By contrast, Audio Introduction requires significantly less effort. Also, Audio Introduction can be accessed at any time independently from the visual medium. It usually provides a summary of important background information as well as formal aspects relevant for understanding the programme. To date, Audio Introduction has hardly been addressed by the academic community (Hammer et al. 2015).

Research Area 2 will provide recommendations on when to opt for Audio Introduction as a substitute for, or in combination with, Audio Description. To this aim, a catalogue of requirements for Audio Introduction will be developed in collaboration with visually impaired university students. The findings of a series of case studies will inform the development of guidelines for Audio Introduction, in particular for documentaries and visual educational content.

Furthermore, Research Area 2 will examine the use of Text-to-Speech Assistive Technology in converting pre-existing subtitles of documentaries and visual educational content into spoken word.

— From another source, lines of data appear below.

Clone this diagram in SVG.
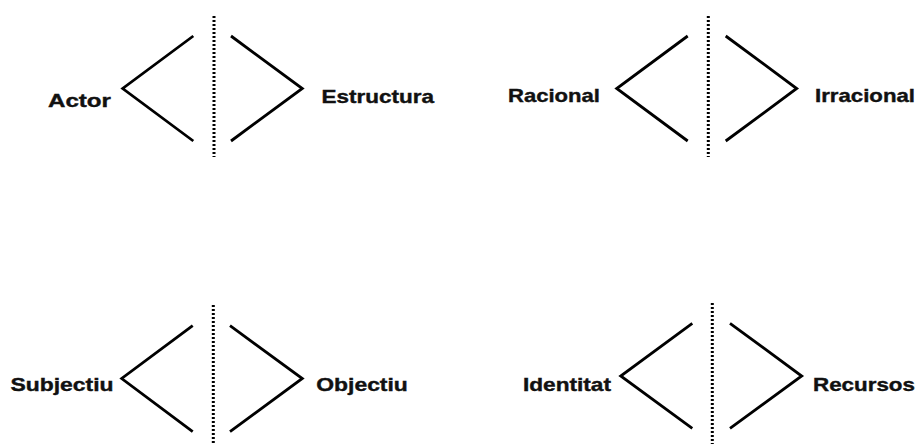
<svg xmlns="http://www.w3.org/2000/svg" width="918" height="444" viewBox="0 0 918 444">
<style>
.lbl{font-family:"Liberation Sans",Arial,Helvetica,sans-serif;font-weight:bold;font-size:19px;fill:#111;stroke:#111;stroke-width:0.4}
.chev{fill:none;stroke:#000;stroke-width:2.8;stroke-linecap:butt;stroke-linejoin:miter}
.div{fill:none;stroke:#000;stroke-width:3;stroke-dasharray:2 2}
</style>
<rect width="918" height="444" fill="#fff"/>
<g id="connectors">
<polyline class="chev" points="193.3,36 122.7,88.5 193.3,141"/>
<line class="div" x1="214" y1="16" x2="214" y2="157"/>
<polyline class="chev" points="231,36 302.3,88.5 231,141"/>
<polyline class="chev" points="687.7,36 616.7,88.5 687.7,141"/>
<line class="div" x1="708.3" y1="16" x2="708.3" y2="157"/>
<polyline class="chev" points="725.7,36 796.7,88.5 725.7,141"/>
<polyline class="chev" points="192.7,325.7 121.7,378.5 192.7,431.7"/>
<line class="div" x1="213.3" y1="305" x2="213.3" y2="444"/>
<polyline class="chev" points="230,325.7 302.3,378.5 230,431.7"/>
<polyline class="chev" points="692.3,323.3 620.7,376 692.3,428.3"/>
<line class="div" x1="712.3" y1="303" x2="712.3" y2="444"/>
<polyline class="chev" points="730,323.3 801.7,376 730,428.3"/>
</g>
<g id="actor"><text class="lbl" x="48" y="106.5" textLength="63" lengthAdjust="spacingAndGlyphs">Actor</text></g>
<g id="estructura"><text class="lbl" x="321.5" y="102.5" textLength="112.5" lengthAdjust="spacingAndGlyphs">Estructura</text></g>
<g id="racional"><text class="lbl" x="508" y="102" textLength="92" lengthAdjust="spacingAndGlyphs">Racional</text></g>
<g id="irracional"><text class="lbl" x="815" y="102" textLength="100" lengthAdjust="spacingAndGlyphs">Irracional</text></g>
<g id="subjectiu"><text class="lbl" x="10.5" y="391" textLength="103" lengthAdjust="spacingAndGlyphs">Subjectiu</text></g>
<g id="objectiu"><text class="lbl" x="316.3" y="391" textLength="91.5" lengthAdjust="spacingAndGlyphs">Objectiu</text></g>
<g id="identitat"><text class="lbl" x="523" y="390.5" textLength="88" lengthAdjust="spacingAndGlyphs">Identitat</text></g>
<g id="recursos"><text class="lbl" x="813" y="390.5" textLength="102" lengthAdjust="spacingAndGlyphs">Recursos</text></g>
</svg>
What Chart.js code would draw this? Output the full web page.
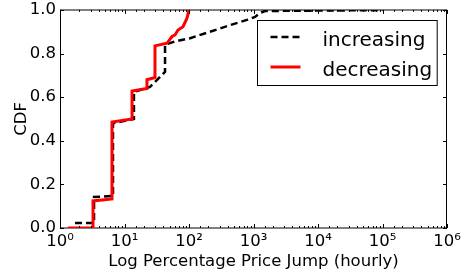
<!DOCTYPE html>
<html><head><meta charset="utf-8">
<script src="https://cdn.jsdelivr.net/npm/chart.js@4.4.0/dist/chart.umd.min.js"></script>
<style>html,body{margin:0;padding:0;background:#fff}canvas{display:block}</style>
</head><body>
<canvas id="c" width="467" height="279"></canvas>
<script>
// ---- data ----
const seriesNames = ['increasing', 'decreasing'];
const incX = [1.71, 3.37, 3.37, 6.63, 6.63, 14.0, 14.0, 24.9, 42.5, 42.5, 60, 104, 212, 432, 792, 1055, 1262, 1507, 100000];
const incY = [0.023, 0.023, 0.142, 0.147, 0.48, 0.50, 0.624, 0.647, 0.716, 0.84, 0.855, 0.87, 0.90, 0.93, 0.954, 0.968, 0.986, 0.995, 0.999];
const decX = [1.33, 3.25, 3.25, 6.4, 6.4, 13.1, 13.1, 22.3, 22.3, 29.7, 29.7, 45.6, 54.5, 60.7, 67.5, 80.7, 93.1, 100];
const decY = [0, 0, 0.124, 0.133, 0.486, 0.50, 0.628, 0.64, 0.68, 0.69, 0.835, 0.847, 0.878, 0.885, 0.908, 0.923, 0.962, 1.0];
const xTickValues = [1, 10, 100, 1000, 10000, 100000, 1000000];
const xTickLabels = ['10\u2070', '10\u00b9', '10\u00b2', '10\u00b3', '10\u2074', '10\u2075', '10\u2076'];
const yTickValues = [0, 0.2, 0.4, 0.6, 0.8, 1.0];
const yTickLabels = ['0.0', '0.2', '0.4', '0.6', '0.8', '1.0'];
const xTitle = 'Log Percentage Price Jump (hourly)';
const yTitle = 'CDF';

const FONT = "'DejaVu Sans', sans-serif";
const toPts = (xs, ys) => xs.map((x, i) => ({x: x, y: ys[i]}));

const isMajor = v => Math.abs(Math.log10(v) - Math.round(Math.log10(v))) < 1e-9;

const axesPlugin = {
  id: 'axesDeco',
  beforeDatasetsDraw(chart) {
    const ctx = chart.ctx;
    const {left, right, top, bottom} = chart.chartArea;
    ctx.save();
    ctx.strokeStyle = '#808080';
    ctx.lineWidth = 2;
    ctx.beginPath();
    ctx.moveTo(left, Math.round(top)); ctx.lineTo(right, Math.round(top));
    ctx.moveTo(left, Math.round(bottom)); ctx.lineTo(right, Math.round(bottom));
    ctx.stroke();
    ctx.restore();
  },
  afterDatasetsDraw(chart) {
    const ctx = chart.ctx;
    const {left, right, top, bottom} = chart.chartArea;
    const xs = chart.scales.x, ys = chart.scales.y;
    ctx.save();
    ctx.strokeStyle = '#000';
    ctx.lineWidth = 1;
    ctx.beginPath();
    xs.ticks.forEach(t => {
      const px = Math.round(xs.getPixelForValue(t.value)) + 0.5;
      const len = isMajor(t.value) ? 4 : 2;
      ctx.moveTo(px, bottom); ctx.lineTo(px, bottom - len);
      ctx.moveTo(px, top); ctx.lineTo(px, top + len);
    });
    yTickValues.forEach(v => {
      const py = Math.round(ys.getPixelForValue(v)) + 0.5;
      ctx.moveTo(left, py); ctx.lineTo(left + 4, py);
      ctx.moveTo(right, py); ctx.lineTo(right - 4, py);
    });
    ctx.moveTo(Math.round(left) + 0.5, top); ctx.lineTo(Math.round(left) + 0.5, bottom);
    ctx.moveTo(Math.round(right) - 0.5, top); ctx.lineTo(Math.round(right) - 0.5, bottom);
    ctx.stroke();
    ctx.restore();
  }
};

const legendPlugin = {
  id: 'boxLegend',
  afterDraw(chart) {
    const ctx = chart.ctx;
    const {right, top} = chart.chartArea;
    ctx.save();
    ctx.font = '20px ' + FONT;
    const tw = Math.max(...chart.data.datasets.map(d => ctx.measureText(d.label).width));
    const boxW = 13 + 30 + 22 + tw + 5;
    const boxH = 65;
    const bx = Math.round(right - 10 - boxW) + 0.5, by = Math.round(top + 10) + 0.5;
    ctx.fillStyle = '#fff';
    ctx.fillRect(bx, by, boxW, boxH);
    ctx.strokeStyle = '#000';
    ctx.lineWidth = 1;
    ctx.strokeRect(bx, by, boxW, boxH);
    chart.data.datasets.forEach((d, i) => {
      const ly = by + 16.5 + i * 30;
      ctx.beginPath();
      ctx.strokeStyle = d.borderColor;
      ctx.lineWidth = d.borderWidth;
      ctx.setLineDash(d.borderDash || []);
      ctx.moveTo(bx + 13, ly); ctx.lineTo(bx + 43, ly);
      ctx.stroke();
      ctx.setLineDash([]);
      ctx.fillStyle = '#000';
      ctx.textBaseline = 'alphabetic';
      ctx.fillText(d.label, bx + 65, by + 25 + i * 30);
    });
    ctx.restore();
  }
};

new Chart(document.getElementById('c'), {
  type: 'line',
  data: {
    datasets: [
      {label: seriesNames[0], data: toPts(incX, incY), borderColor: '#000', borderWidth: 2.5,
       borderDash: [7, 4], pointRadius: 0, fill: false, tension: 0, order: 1},
      {label: seriesNames[1], data: toPts(decX, decY), borderColor: '#ff0000', borderWidth: 3,
       pointRadius: 0, fill: false, tension: 0, order: 0}
    ]
  },
  options: {
    responsive: false,
    animation: false,
    devicePixelRatio: 1,
    layout: {padding: {left: 0, right: 20, top: 0, bottom: 0}},
    plugins: {legend: {display: false}, tooltip: {enabled: false}},
    scales: {
      x: {
        type: 'logarithmic', min: 1, max: 1000000,
        grid: {display: false, drawTicks: false}, border: {display: false},
        ticks: {
          autoSkip: false, maxRotation: 0, padding: 4, color: '#000',
          font: {family: FONT, size: 16.5},
          callback: (v) => {
            const i = xTickValues.findIndex(t => Math.abs(t - v) / t < 1e-9);
            return i >= 0 ? xTickLabels[i] : '';
          }
        },
        title: {display: true, text: xTitle, color: '#000', font: {family: FONT, size: 16.5}, padding: {top: 0, bottom: 7}},
        afterFit: s => { s.height = 51; }
      },
      y: {
        type: 'linear', min: 0, max: 1,
        grid: {display: true, drawOnChartArea: false, drawTicks: true, tickLength: 4, color: 'rgba(0,0,0,0)', tickColor: 'rgba(0,0,0,0)'},
        border: {display: false},
        ticks: {
          stepSize: 0.2, padding: 0, color: '#000',
          font: {family: FONT, size: 16.5},
          callback: (v) => {
            const i = yTickValues.findIndex(t => Math.abs(t - v) < 1e-9);
            return i >= 0 ? yTickLabels[i] : '';
          }
        },
        title: {display: true, text: yTitle, color: '#000', font: {family: FONT, size: 16.5}, padding: {top: 12, bottom: 0}},
        afterFit: s => { s.width = 60; }
      }
    }
  },
  plugins: [axesPlugin, legendPlugin]
});
</script>
</body></html>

Finally, this Research Area will deliver best practice guidance on providing text alternatives for visual information in lecture presentation slides and other teaching support materials. Currently, images, formulas and other non-text content are usually made accessible only through the use of captions, which can be vocalised by Text-to-Speech Technology for the benefit of users with visual impairments. However, the W3C1 has long been recommending detailed descriptions to be hyperlinked to non-text content. The textual structure and the linguistic properties of those descriptions, however, are yet to be clearly defined. Preliminary data will be collected through a survey of people with visual impairments.

The main objectives of Research Area 2 are therefore:

  • To test and evaluate combined use of Audio Description, Audio Introduction and Text-to-Speech to translate primarily visual educational content.
  • To carry out comparative studies on and gain insights into a) the effectiveness of each individual method in conveying information, and b) time and costs involved in the production of adequate products.
  • To develop guidelines for best practices in teaching and learning and make them available for use in higher education settings.



1. World Wide Web Consortium, Last access: 23.11.2017.